In the wake of extensive debate earlier this year, the pressure is on for Jay-Z at Glastonbury this weekend: detractors questioned the rapper’s suitability to headline the Pyramid Stage this Saturday, which Jay-Z and others responded to by pointing out the thinly-veiled racism behind many of the comments. But he isn’t the only artist hitting back at whinging festival-goers: the New York Times reports that Kanye West recently posted a response on his website to audience members at the Bonnaroo festival in Tennessee, who booed him when he moved his performance back several hours so that it was dark enough to properly display his light show. Frustrated at waiting so long, the Bonnaroo audience reportedly scrawled anti-West graffiti and made makeshift placards, including the somewhat incongruous ‘Kanye hates hippies!’. In a tone that sounds more hurt than vitriolic, West wrote in response:”call me…arrogant, conceited, narcissistic…BUT NEVER SAY I DIDN’T GIVE MY ALL!”

Elsewhere, the film director Pedro Almodóvar hit back at a piece in the Guardian that stated his dominance of Spanish cinema had hindered other Spanish films’ chances with British audiences, writing “it is deeply unfair, and also rather silly, to blame me for an absence of Spanish films at UK cinemas”, adding “please, ask British distributors why they aren’t buying Spanish films.” Guardian online film editor Catherine Shoard apologised for the misunderstanding the earlier article had caused, and stated “the only crime I believe the article accused Mr Almodóvar of was excellence.”

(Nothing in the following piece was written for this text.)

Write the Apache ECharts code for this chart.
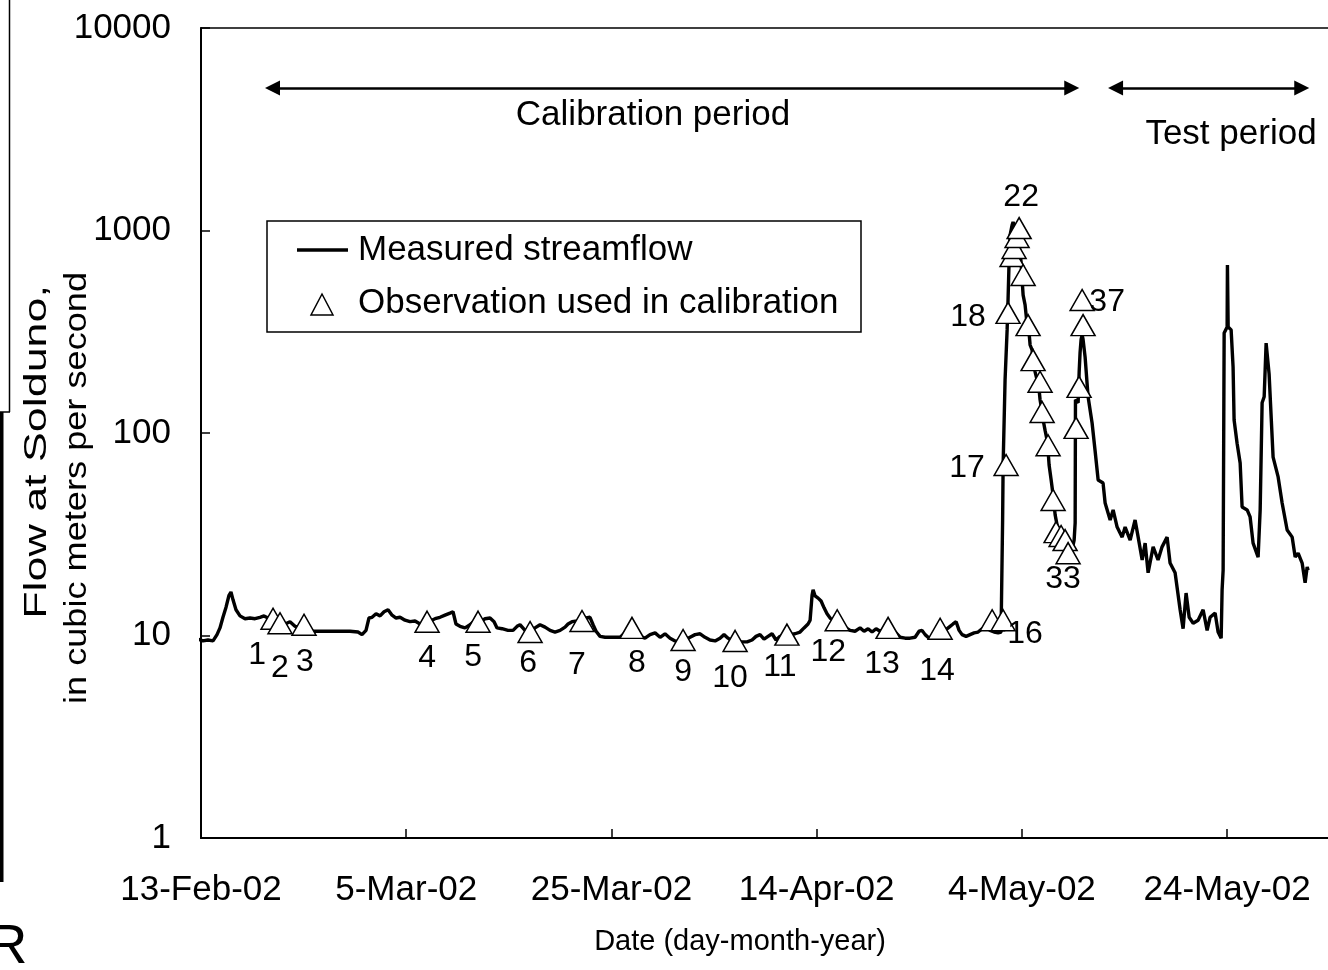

The latest work of art to fill Trafalgar Square’s Fourth Plinth was revealed this week to be a giant soapbox, on which members of the public can do or say what they like for exactly one hour. The project, created by sculptor Antony Gormley, will begin next spring, and those who wish to participate will be able to apply online. Admittedly, the online applicants will be “vetted” before being assigned their hour on the stand, but the team behind the project have argued that this is simply to avoid speakers who would incited racial hatred or violence. The announcement of Gormley’s project was met with the predictable criticisms that all proposals for the Fourth Plinth seem to face: one poster on the Times website snapped “we should leave the empty plinth vacuous as a tribute to the current state of British art”

For a man whose career has so far largely entailed designing marble bathroom suites, Florence-based architect David Fisher seemed very confident that his skyscraper to be built in Dubai was structurally sound. His rotating tower will apparently involve individual floors spinning around a central core, offering each room a complete 360 degree view over a period of time. Although undeniably an innovative work of art, many have expressed their doubts as to whether Dubai needs any more lavish residential skyscrapers – while others expressed concerns over the fact that, according to Qatar Living, the rotation of most of the rooms will be controlled by the artist’s laptop.